Is it a moth a bee or a fly? Six on Saturday

This week I have been mostly travelling and doing stuff, and helped to get national lottery funding for a new social enterprise for teenage ‘neets’. Neets are young people ‘not in education, employment or training.’ Shared Earth Learning forest school, (which is now officially a charitable community benefit society) is working with local groups to set up a permaculture space where young people can grow produce for market (eg salads, herbs etc), learning horticultural skills and building confidence, and developing local food supply chains. There’s a lot to do and I’m only involved in some of the planning – not the delivery – but it’s a big step forward to get the funding, and there’s lots of people involved with the drive and skill to make the project a success. Having said that, my first action will be to update the risk list and start worrying about potential problems!

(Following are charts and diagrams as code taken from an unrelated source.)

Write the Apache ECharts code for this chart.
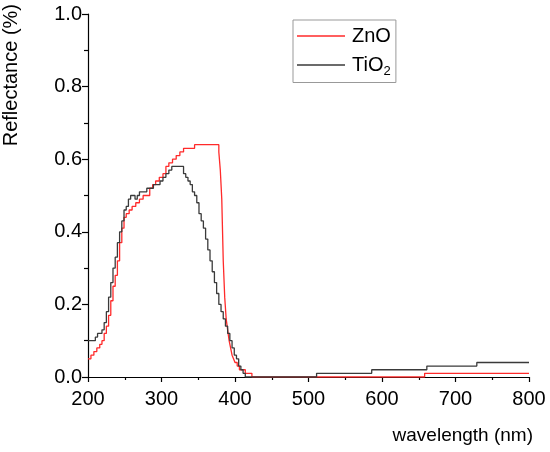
<!DOCTYPE html>
<html>
<head>
<meta charset="utf-8">
<script src="https://cdn.jsdelivr.net/npm/echarts@6/dist/echarts.min.js"></script>
<style>
  html, body { margin: 0; padding: 0; background: #fff; }
  #chart { width: 550px; height: 452px; }
</style>
</head>
<body>
<div id="chart"></div>
<script>
// wavelength (nm) / reflectance
let znoWl = [200, 204, 208, 212, 216, 219, 222, 225, 228, 231, 234, 237, 240, 243, 246, 249, 252, 256, 260, 265,
  270, 275, 280, 284, 288, 292, 297, 302, 306, 310, 315, 320, 325, 330, 340, 345, 360, 375, 378, 380,
  382, 384, 386, 388, 390, 392, 394, 396, 398, 400, 403, 406, 410, 414, 420, 423, 658, 800];
let znoR = [0.05, 0.06, 0.07, 0.08, 0.09, 0.10, 0.12, 0.14, 0.17, 0.21, 0.25, 0.28, 0.32, 0.37, 0.41, 0.44, 0.45, 0.46, 0.47, 0.48,
  0.49, 0.50, 0.50, 0.52, 0.53, 0.54, 0.55, 0.56, 0.58, 0.59, 0.60, 0.61, 0.62, 0.63, 0.63, 0.64, 0.64, 0.64, 0.62, 0.57,
  0.49, 0.32, 0.22, 0.16, 0.13, 0.10, 0.08, 0.06, 0.05, 0.04, 0.03, 0.02, 0.02, 0.01, 0.01, 0.00, 0.01, 0.01];

let tioWl = [200, 207, 210, 213, 216, 219, 222, 225, 228, 231, 234, 237, 240, 243, 246, 249, 252, 255, 258, 261,
  264, 267, 270, 275, 280, 285, 289, 294, 298, 302, 306, 310, 314, 327, 330, 333, 336, 339, 342, 345,
  348, 351, 354, 357, 360, 363, 366, 369, 372, 375, 378, 381, 384, 387, 390, 393, 396, 399, 402, 405,
  408, 411, 414, 511, 586, 661, 729, 800];
let tioR = [0.10, 0.10, 0.11, 0.12, 0.12, 0.13, 0.15, 0.18, 0.22, 0.26, 0.30, 0.33, 0.37, 0.40, 0.43, 0.46, 0.47, 0.49, 0.50, 0.50,
  0.49, 0.50, 0.51, 0.51, 0.52, 0.52, 0.53, 0.53, 0.54, 0.55, 0.56, 0.57, 0.58, 0.58, 0.56, 0.55, 0.54, 0.53, 0.51, 0.50,
  0.48, 0.45, 0.43, 0.41, 0.38, 0.35, 0.32, 0.29, 0.26, 0.23, 0.20, 0.18, 0.16, 0.14, 0.12, 0.10, 0.08, 0.06, 0.05, 0.03,
  0.02, 0.01, 0.00, 0.01, 0.02, 0.03, 0.04, 0.04];

let xTicks = [200, 800, 100];
let yTicks = [0, 1, 0.2];

function pairs(xs, ys) {
  return xs.map((x, i) => [x, ys[i]]);
}

let font = 'Liberation Sans, Arial, sans-serif';
let instance = echarts.init(document.getElementById('chart'));
instance.setOption({
  animation: false,
  textStyle: { fontFamily: font },
  grid: { left: 88, right: 21, top: 14, bottom: 75 },
  legend: {
    orient: 'vertical',
    left: 293,
    top: 20,
    padding: [6, 5, 5, 4],
    borderColor: '#999',
    borderWidth: 1,
    itemGap: 9,
    itemWidth: 48,
    itemHeight: 1.5,
    icon: 'rect',
    textStyle: {
      fontFamily: font,
      fontSize: 20,
      color: '#000',
      padding: [0, 0, 0, 2],
      rich: {
        sub: { fontSize: 13, verticalAlign: 'bottom', padding: [12, 0, 0, 0], fontFamily: font, color: '#000' }
      }
    },
    formatter: (name) => name === 'TiO2' ? 'TiO{sub|2}' : name,
    data: ['ZnO', 'TiO2']
  },
  xAxis: {
    type: 'value',
    min: xTicks[0],
    max: xTicks[1],
    interval: xTicks[2],
    axisLine: { lineStyle: { color: '#000', width: 1.2 } },
    axisTick: { inside: false, length: 5, lineStyle: { color: '#000', width: 1.2 } },
    minorTick: { show: true, splitNumber: 2, length: 3, lineStyle: { color: '#000', width: 1.2 } },
    axisLabel: { color: '#000', fontSize: 20, margin: 12, fontFamily: font },
    splitLine: { show: false }
  },
  yAxis: {
    type: 'value',
    min: yTicks[0],
    max: yTicks[1],
    interval: yTicks[2],
    axisLine: { show: true, lineStyle: { color: '#000', width: 1.2 } },
    axisTick: { show: true, inside: false, length: 6, lineStyle: { color: '#000', width: 1.2 } },
    minorTick: { show: true, splitNumber: 2, length: 4, lineStyle: { color: '#000', width: 1.2 } },
    axisLabel: { color: '#000', fontSize: 20, margin: 6, fontFamily: font, formatter: (v) => v.toFixed(1) },
    splitLine: { show: false }
  },
  graphic: [
    {
      type: 'text',
      left: 1,
      top: 4,
      rotation: Math.PI / 2,
      style: { text: 'Reflectance (%)', fontSize: 20, fill: '#000', fontFamily: font }
    },
    {
      type: 'text',
      right: 17,
      top: 426,
      style: { text: 'wavelength (nm)', fontSize: 19, fill: '#000', fontFamily: font }
    }
  ],
  series: [
    {
      name: 'ZnO',
      type: 'line',
      step: 'end',
      symbol: 'none',
      lineStyle: { color: '#ff2a2a', width: 1.3 },
      itemStyle: { color: '#ff2a2a' },
      data: pairs(znoWl, znoR)
    },
    {
      name: 'TiO2',
      type: 'line',
      step: 'end',
      symbol: 'none',
      lineStyle: { color: '#3a3a3a', width: 1.3 },
      itemStyle: { color: '#3a3a3a' },
      data: pairs(tioWl, tioR)
    }
  ]
});
window.onresize = () => {
  instance.resize();
};
</script>
</body>
</html>
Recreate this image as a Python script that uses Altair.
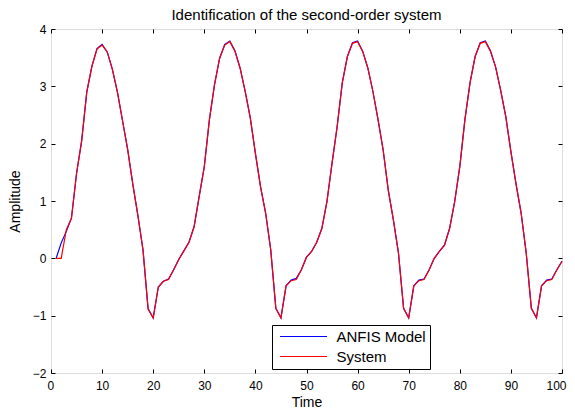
import altair as alt
import pandas as pd

# ---- data ----
time = list(range(1, 101))

system = [
    0.00, 0.00, 0.50, 0.70, 1.48, 2.05, 2.90, 3.35, 3.65, 3.72,
    3.60, 3.30, 2.90, 2.40, 1.90, 1.30, 0.75, 0.15, -0.88, -1.04,
    -0.50, -0.40, -0.37, -0.20, -0.02, 0.13, 0.28, 0.55, 1.08, 1.60,
    2.42, 3.03, 3.49, 3.72, 3.78, 3.61, 3.32, 2.91, 2.45, 1.83,
    1.25, 0.79, 0.15, -0.87, -1.04, -0.48, -0.39, -0.37, -0.20, 0.02,
    0.12, 0.28, 0.52, 0.99, 1.66, 2.30, 3.06, 3.52, 3.75, 3.78,
    3.61, 3.32, 2.91, 2.42, 1.89, 1.19, 0.67, 0.09, -0.87, -1.04,
    -0.48, -0.39, -0.37, -0.20, 0.00, 0.12, 0.23, 0.52, 0.99, 1.60,
    2.42, 3.06, 3.52, 3.75, 3.78, 3.61, 3.34, 2.93, 2.47, 1.86,
    1.30, 0.79, 0.09, -0.87, -1.04, -0.48, -0.39, -0.37, -0.20, -0.05,
]

anfis = [
    0.00, 0.27, 0.47, 0.70, 1.48, 2.05, 2.90, 3.35, 3.66, 3.73,
    3.60, 3.30, 2.90, 2.40, 1.90, 1.30, 0.75, 0.15, -0.88, -1.04,
    -0.50, -0.40, -0.36, -0.20, -0.02, 0.13, 0.28, 0.55, 1.08, 1.60,
    2.42, 3.03, 3.49, 3.73, 3.79, 3.62, 3.32, 2.91, 2.45, 1.83,
    1.25, 0.79, 0.15, -0.87, -1.04, -0.48, -0.38, -0.35, -0.20, 0.02,
    0.12, 0.28, 0.52, 0.99, 1.66, 2.30, 3.06, 3.52, 3.76, 3.79,
    3.61, 3.32, 2.91, 2.42, 1.89, 1.19, 0.67, 0.09, -0.87, -1.04,
    -0.48, -0.38, -0.36, -0.20, 0.00, 0.12, 0.23, 0.52, 0.99, 1.60,
    2.42, 3.06, 3.52, 3.76, 3.79, 3.62, 3.34, 2.93, 2.47, 1.86,
    1.30, 0.79, 0.09, -0.87, -1.04, -0.48, -0.38, -0.36, -0.20, -0.05,
]

series_names = ["ANFIS Model", "System"]
series_colors = ["#0000FF", "#FF0000"]
x_ticks = list(range(0, 101, 10))
y_ticks = list(range(-2, 5))

df = pd.DataFrame({
    "Time": time + time,
    "Amplitude": anfis + system,
    "series": [series_names[0]] * len(time) + [series_names[1]] * len(time),
})

FONT = "Liberation Sans"
xs = alt.Scale(domain=[0, 100], nice=False, zero=False)
ys = alt.Scale(domain=[-2, 4], nice=False, zero=False)

main = alt.Chart(df).mark_line(strokeWidth=1.2).encode(
    x=alt.X("Time:Q", scale=xs, axis=alt.Axis(
        orient="bottom", values=x_ticks, ticks=False, tickSize=0, domain=False, grid=False,
        labelFlush=True, labelFlushOffset=4, labelPadding=7, labelFontSize=12,
        labelFont=FONT, labelColor="black",
        title="Time", titleFontSize=14, titleFont=FONT, titleColor="black",
        titleFontWeight="normal", titlePadding=4)),
    y=alt.Y("Amplitude:Q", scale=ys, axis=alt.Axis(
        orient="left", values=y_ticks, ticks=False, tickSize=0, domain=False, grid=False,
        labelFlush=False, labelPadding=5, labelFontSize=12, labelFont=FONT, labelColor="black",
        title="Amplitude", titleFontSize=14, titleFont=FONT, titleColor="black",
        titleFontWeight="normal", titlePadding=10)),
    color=alt.Color("series:N", scale=alt.Scale(domain=series_names, range=series_colors),
                    legend=alt.Legend(
                        title=None, orient="none", legendX=221, legendY=296,
                        symbolType="M -1.4 0 L 8 0", symbolSize=100, symbolStrokeWidth=1,
                        symbolOffset=3.5, labelOffset=42, labelFontSize=15, labelFont=FONT,
                        labelColor="black", padding=4, rowPadding=4,
                        strokeColor="black", fillColor="white", cornerRadius=0)),
)


def tick_axis(orient, values):
    return alt.Axis(orient=orient, offset=-4, values=values, labels=False, domain=False,
                    grid=False, ticks=True, tickSize=4, tickColor="black", tickWidth=1,
                    minExtent=0, maxExtent=0, title=None)


ticks_bl = alt.Chart(df).mark_line(strokeOpacity=0).encode(
    x=alt.X("Time:Q", scale=xs, axis=tick_axis("bottom", x_ticks)),
    y=alt.Y("Amplitude:Q", scale=ys, axis=tick_axis("left", y_ticks)),
    detail="series:N",
)

ticks_tr = alt.Chart(df).mark_line(strokeOpacity=0).encode(
    x=alt.X("Time:Q", scale=xs, axis=tick_axis("top", x_ticks)),
    y=alt.Y("Amplitude:Q", scale=ys, axis=tick_axis("right", y_ticks)),
    detail="series:N",
)

chart = alt.layer(main, ticks_bl, ticks_tr).resolve_axis(
    x="independent", y="independent"
).properties(
    width=511,
    height=344,
    title=alt.TitleParams("Identification of the second-order system", fontSize=15,
                          font=FONT, fontWeight="normal", color="black", offset=0,
                          anchor="middle"),
    autosize=alt.AutoSizeParams(type="none"),
    padding={"left": 43, "top": 21, "right": 5, "bottom": 35},
).configure_view(
    stroke="black", strokeWidth=1
).configure(background="white")

chart.save("out.html", embed_options={"renderer": "svg", "actions": False})
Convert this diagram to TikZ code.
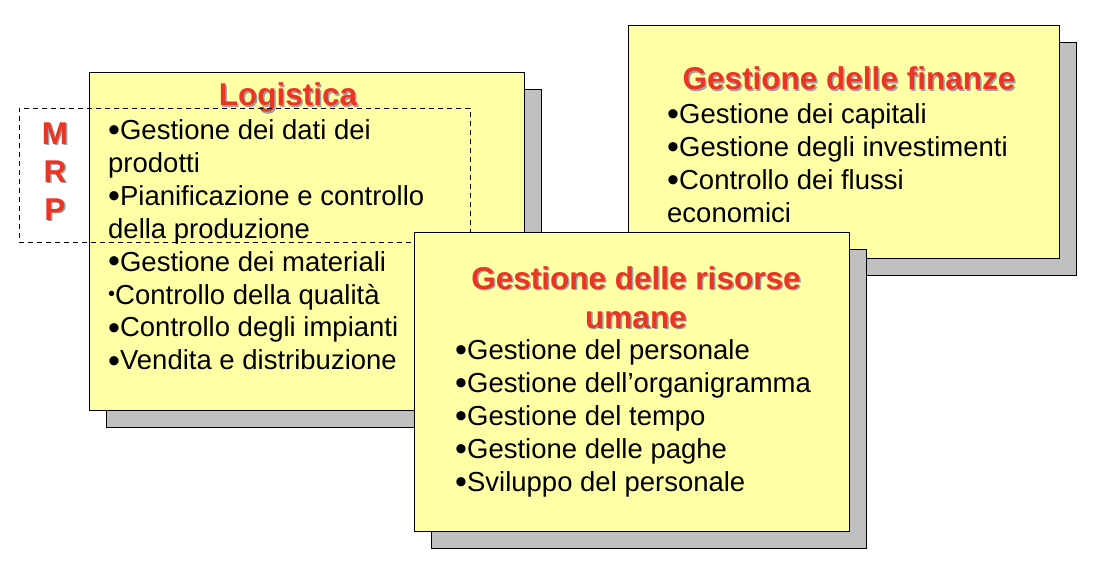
\documentclass[tikz,border=0pt]{standalone}
\usepackage{fontspec}
\setmainfont{Liberation Sans}
\usepackage{xcolor}
\usepackage{tikz}
\usetikzlibrary{positioning}

\definecolor{cardyellow}{RGB}{255,255,166}
\definecolor{cardgray}{RGB}{192,192,192}
\definecolor{titlered}{RGB}{234,52,36}
\definecolor{txtshade}{RGB}{160,160,160}

% red title text with a small grey shade behind it
\newcommand\shtxt[1]{\makebox[0pt][l]{\kern1.5pt\raisebox{-1.5pt}{\textcolor{txtshade}{#1}}}\textcolor{titlered}{#1}}
\newcommand\blt{\raisebox{-2pt}{\fontsize{34}{33}\selectfont •}}
\newcommand\smallblt{\raisebox{4pt}{\fontsize{20}{20}\selectfont •}}

\begin{document}
\begin{tikzpicture}[x=1pt, y=-1pt, inner sep=0pt, node distance=38pt,
	card/.style = {draw, line width=1.3pt, fill=cardyellow, anchor=north west,
		preaction={draw, fill=cardgray, transform canvas={shift={(17pt,-17pt)}}}},
	mrpbox/.style = {draw, dashed, dash pattern=on 5pt off 4pt, line width=0.9pt, anchor=north west},
	title/.style = {anchor=base, align=center, font=\fontsize{31.5}{38.5}\selectfont\bfseries},
	items/.style = {anchor=base west, align=left, font=\fontsize{27.5}{33}\selectfont},
	letter/.style = {font=\fontsize{31.5}{31.5}\selectfont\bfseries}]
	\useasboundingbox (0,0) rectangle (1096,564);
	% Logistica (multi-line nodes sit on the baseline of their last line)
	\node[card, minimum width=435pt, minimum height=338pt] (log) at (89,72) {};
	\node[title] (logt) at (288,106) {\shtxt{Logistica}};
	\node[items] (logi) at (108,370) {\blt Gestione dei dati dei\\
		prodotti\\
		\blt Pianificazione e controllo\\
		della produzione\\
		\blt Gestione dei materiali\\
		\smallblt Controllo della qualità\\
		\blt Controllo degli impianti\\
		\blt Vendita e distribuzione};
	% MRP
	\node[mrpbox, minimum width=451pt, minimum height=134pt] (mrp) at (19,108) {};
	\node[letter] (m) at (55,134) {\shtxt{M}};
	\node[letter] (r) [below of=m] {\shtxt{R}};
	\node[letter] (p) [below of=r] {\shtxt{P}};
	% Gestione delle finanze
	\node[card, minimum width=431pt, minimum height=233pt] (fin) at (628,25) {};
	\node[title] (fint) at (849,90) {\shtxt{Gestione delle finanze}};
	\node[items] (fini) at (667,223) {\blt Gestione dei capitali\\
		\blt Gestione degli investimenti\\
		\blt Controllo dei flussi\\
		economici};
	% Gestione delle risorse umane
	\node[card, minimum width=435pt, minimum height=299pt] (ris) at (414,232) {};
	\node[title] (rist) at (636,328) {\shtxt{Gestione delle risorse}\\ \shtxt{umane}};
	\node[items] (risi) at (455,491) {\blt Gestione del personale\\
		\blt Gestione dell’organigramma\\
		\blt Gestione del tempo\\
		\blt Gestione delle paghe\\
		\blt Sviluppo del personale};
\end{tikzpicture}
\end{document}
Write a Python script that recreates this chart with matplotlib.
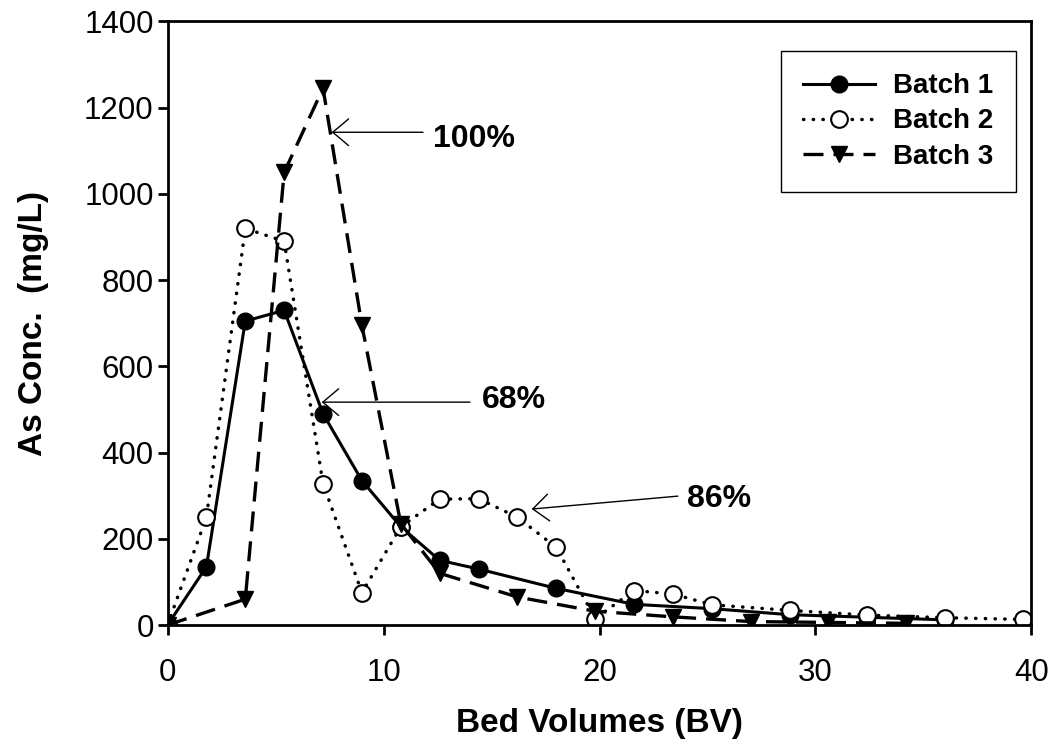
import numpy as np
import matplotlib
matplotlib.use("Agg")
import matplotlib.pyplot as plt

plt.rcParams['font.family'] = ['Liberation Sans', 'DejaVu Sans']

# data (BV, mg/L)
bv1 = [0, 1.8, 3.6, 5.4, 7.2, 9.0, 10.8, 12.6, 14.4, 18.0, 21.6, 25.2, 28.8, 32.4, 36.0]
as1 = [0, 135, 705, 730, 490, 335, 228, 150, 130, 85, 48, 38, 24, 18, 12]
bv2 = [0, 1.8, 3.6, 5.4, 7.2, 9.0, 10.8, 12.6, 14.4, 16.2, 18.0, 19.8, 21.6, 23.4, 25.2, 28.8, 32.4, 36.0, 39.6]
as2 = [0, 250, 920, 890, 328, 75, 228, 292, 293, 250, 180, 15, 80, 72, 47, 34, 23, 17, 13]
bv3 = [0, 3.6, 5.4, 7.2, 9.0, 10.8, 12.6, 16.2, 19.8, 23.4, 27.0, 30.6, 34.2]
as3 = [0, 60, 1050, 1245, 695, 235, 120, 65, 32, 19, 8, 6, 4]

fig = plt.figure(figsize=(10.55, 7.48), dpi=100)
ax = fig.add_axes([0.1588, 0.1644, 0.8189, 0.8069])

ax.plot(bv1, as1, color='black', lw=2.2, marker='o', ms=12, mfc='black', mec='black', label='Batch 1')
ax.plot(bv2, as2, color='black', lw=2.5, ls=(0, (0.1, 2.7)), dash_capstyle='round',
        marker='o', ms=12, mfc='white', mec='black', mew=1.5, label='Batch 2')
ax.plot(bv3, as3, color='black', lw=2.4, ls=(0, (6, 3)), marker='v', ms=12,
        mfc='black', mec='black', label='Batch 3')

ax.set_xlim(0, 40)
ax.set_ylim(0, 1400)
ax.set_xticks([0, 10, 20, 30, 40])
ax.set_yticks(np.arange(0, 1401, 200))
ax.tick_params(direction='out', length=7, width=2, labelsize=22.5)
ax.tick_params(axis='x', pad=17)
ax.tick_params(axis='y', pad=3)
for s in ax.spines.values():
    s.set_linewidth(2)
ax.set_xlabel('Bed Volumes (BV)', fontsize=24, fontweight='bold', labelpad=14)
ax.set_ylabel('As Conc.  (mg/L)', fontsize=24, fontweight='bold', labelpad=25)

arr = dict(arrowstyle='->,head_length=0.95,head_width=0.8', color='black', lw=1,
           mutation_scale=12, shrinkA=0, shrinkB=0)
ax.annotate('', xy=(7.6, 1143), xytext=(11.83, 1143), arrowprops=arr)
ax.text(12.3, 1128, '100%', fontsize=23, fontweight='bold', va='center')
ax.annotate('', xy=(7.14, 517), xytext=(14.0, 517), arrowprops=arr)
ax.text(14.56, 522, '68%', fontsize=23, fontweight='bold', va='center')
ax.annotate('', xy=(16.86, 269), xytext=(23.63, 299), arrowprops=arr)
ax.text(24.05, 292, '86%', fontsize=23, fontweight='bold', va='center')

leg = ax.legend(loc='upper right', bbox_to_anchor=(0.982, 0.951), borderaxespad=0,
                fancybox=False, edgecolor='black', framealpha=1,
                prop={'size': 20, 'weight': 'bold'}, handlelength=2.6,
                handletextpad=0.65, labelspacing=0.33, borderpad=0.8)
leg.get_frame().set_linewidth(1)

fig.savefig('out.png', dpi=100)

But first, six things in the garden.

  1. More nuts

The squirrels are busy harvesting hazelnuts from the hazel trees by the fence, and from the twisted hazel. They collect the nuts and bury them into the lawn and borders. Surely this explains why there are several hazel saplings around the garden. I guess this is a form of re-wilding, or perhaps it’s the squirrels doing a bit of tree planting for the benefit of future generations.

I do like hazel, its a fine looking tree, produces useful stems for basketry and hurdle-making, and it’s easily coppiced, so I’m quite relaxed about the garden getting a bit nuttier over the next few years, and having a few hazel stems growing in one or two corners. However, the middle of the lawn is not the right place for a nuttery, so this squirrel was shooed orf the lawn.

2. Arachnophobes look away now.

Spider warning!

Don’t say you weren’t warned.

When I opened the back door earlier this week, a spider had created a web in the doorway. It looked pretty groovy, once I’d got over the surprise of an eye-high spider web waiting to catch me out first thing in the morning.

It’s a seven legged spider, that probably has a few stories to tell.

My third thing garden thing this week is a wildlife mystery… It looks like a bee at the back and a fly at the front, but was the size of a moth (here it is on the bay tree). Any ideas what this rather fab looking creature might be?

My 4th thing isn’t in the garden, but from the garden. Here’s a bunch of blooms I cut this week, with some wonderfully scented roses and sweetpeas, as well as some exuberant anemones, and a bit of valerian.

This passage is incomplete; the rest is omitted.